[Physics] Without the Michelson-Morley experiment, is there any other reason to think speed of light is the universal speed limit

electromagnetisminertial-frameslorentz-symmetryspecial-relativityspeed-of-light

If the Michelson-Morley experiment hadn't been conducted, are there any other reasons to think, from the experimental evidence available at that time, that Einstein could think of the Special Theory of Relativity?

Is there any other way to think why the speed of light is the ultimate speed limit?

Best Answer

A lot of people find it somewhat surprising, but Einstein's initial formulation of special relativity was in a paper, On the electrodynamics of moving bodies, that makes very little reference to the Michelson-Morley result; instead, it is largely based on the symmetry of electromagnetic analyses in different frames of reference.

From a more modern perspective, there is a strong theoretical case to be made that special relativity is, at the very least, a strong contender for the description of reality. These are beautifully summed up in Nothing but Relativity (doi), but the argument is that under some rather weak assumptions, which are essentially

  • the homogeneity and isotropy of space, and
  • the homogeneity of time, plus
  • some weak linearity assumptions

you are essentially reduced to either

  • galilean relativity, or
  • special relativity with some (as yet undetermined) universal speed limit $c$,

with no other options.

To get to reality, you need to supplement this theoretical framework with experiment - there's no other way around it. The Michelson-Morley experiment is, of course, the simplest piece of evidence to put in that slot, but in the intervening century we have made plenty of other experiments that fit the bill. From a purely mechanical perspective, the LHC routinely produces $7\:\mathrm{TeV}$ protons, which would speed at about $120c$ in Newtonian mechanics: it is very clear that $c$ is a universal speed limit, because we try to accelerate things faster and faster, but (regardless of how much kinetic energy they hold) they never go past $c$.

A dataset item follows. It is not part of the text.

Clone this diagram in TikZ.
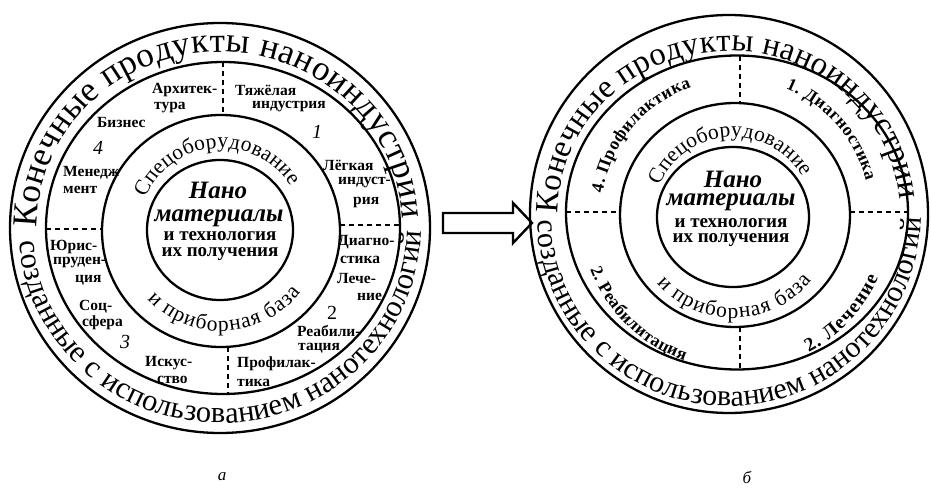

If you want something from further back, this is precisely the reason we developed the isochronous cyclotron in the late 1930s and then switched to synchrotrons back in the 1950s - cyclotrons require particles to keep in sync with the driving voltage, but if they approach the speed of light they can no longer go fast enough to keep up. We have upwards of eighty years of history of being able to mechanically push things to relativistic regimes.

If you wish for an answer inscribed within "experimental physics as of 1888, minus the Michelson-Morley result" then, as I said, the symmetry properties of electromagnetism (which are directly compatible with SR as derived from $v\ll c$ experiments, but require aether theories to make sense in galilean relativity) were plenty to convince Einstein that SR was the right choice.


Edit:

As pointed out in a comment, Einstein's original paper does make some reference to Michelson-Morley(-type) experiments, in his second paragraph:

Examples [like the reciprocal electrodynamic action of a magnet and a conductor], together with the unsuccessful attempts to discover any motion of the earth relatively to the “light medium,” suggest that the phenomena of electrodynamics as well as of mechanics possess no properties corresponding to the idea of absolute rest.

However, apart from this small nod, he makes no substantive references to the aether or its equivalents: the paper starts with the relativity postulates (based on the constancy of the speed of light), uses those to construct special relativity (as pertains transformations between moving frames, and so on), and then builds his case for it on the transformation properties of the equations of electromagnetism: these provide the deeper fundamental insight that underlies the symmetry of analysis of electromagnetic situations performed on different moving frames of reference.